What happened to these players in the aftermath of their arrests? In all cases, the harshest consequences were avoided. Johnny Manziel was originally suspended by the university for the entire season, a penalty that was later overturned after coach Kevin Sumlin intervened and said that the football program’s “strict internal punishment” of Manziel should be enough. Jordan Jefferson’s suspension was lifted after a grand jury reduced his charges from a felony to a misdemeanor. The criminal charges against the Oregon State players were also quickly reduced to misdemeanors, though all three were suspended for the Beavers’ bowl game. The Texas Tech center, Deveric Gallington, didn’t miss a game after his arrest. Gallington was only charged with misdemeanors. “Don’t worry,” wrote one commenter on redraiders.com. “The powers to be will get this fixed with the DA just like they do with others cases involving football players at TTU.”
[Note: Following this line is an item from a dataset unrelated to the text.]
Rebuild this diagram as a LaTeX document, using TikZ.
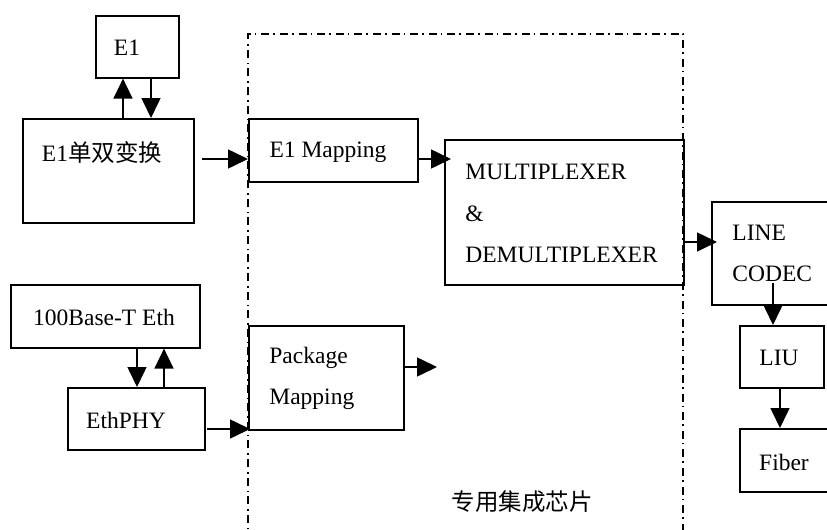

And what about Antonio Morrison? Florida Gators sites and message boards have been full of references to Huntley Johnson, a Gainesville attorney who has had great success in getting Gators off the hook; as a 2010 Associated Press profile put it, “[v]irtually every Gator player who hires him stays out of jail.” “Misdemeanor battery? Huntley Johnson will get that dropped by the 4th,” said a commenter on alligatorarmy.com in reference to the Morrison case, and, sure enough, the charges against Morrison were deferred for six months and will likely be dropped.
That brings us back to Aaron Hernandez. Johnson served as Hernandez’s attorney after a different bar fight in 2007, when the then-17-year-old scuffled with a bouncer at a Gainesville tavern. Hernandez’s juvenile records are sealed, so it’s not been revealed exactly how the case was resolved. It’s abundantly clear, though, that nothing serious came of the matter, as always seems to happen when Johnson represents a Gator football player. Maybe something should have come of it. I still believe that the people who claim that Hernandez’s collegiate troubles presaged these current murder charges are wrong, mostly. NFL rosters are stocked with players who were crazy in college but settled down once they got older and wealthier. But I’m also starting to believe that it’s unhealthy for athletes—or anyone, really—to get accustomed to not getting in trouble for their alleged misdeeds. Maybe facing consequences early in life can help you avoid far graver ones later on down the road.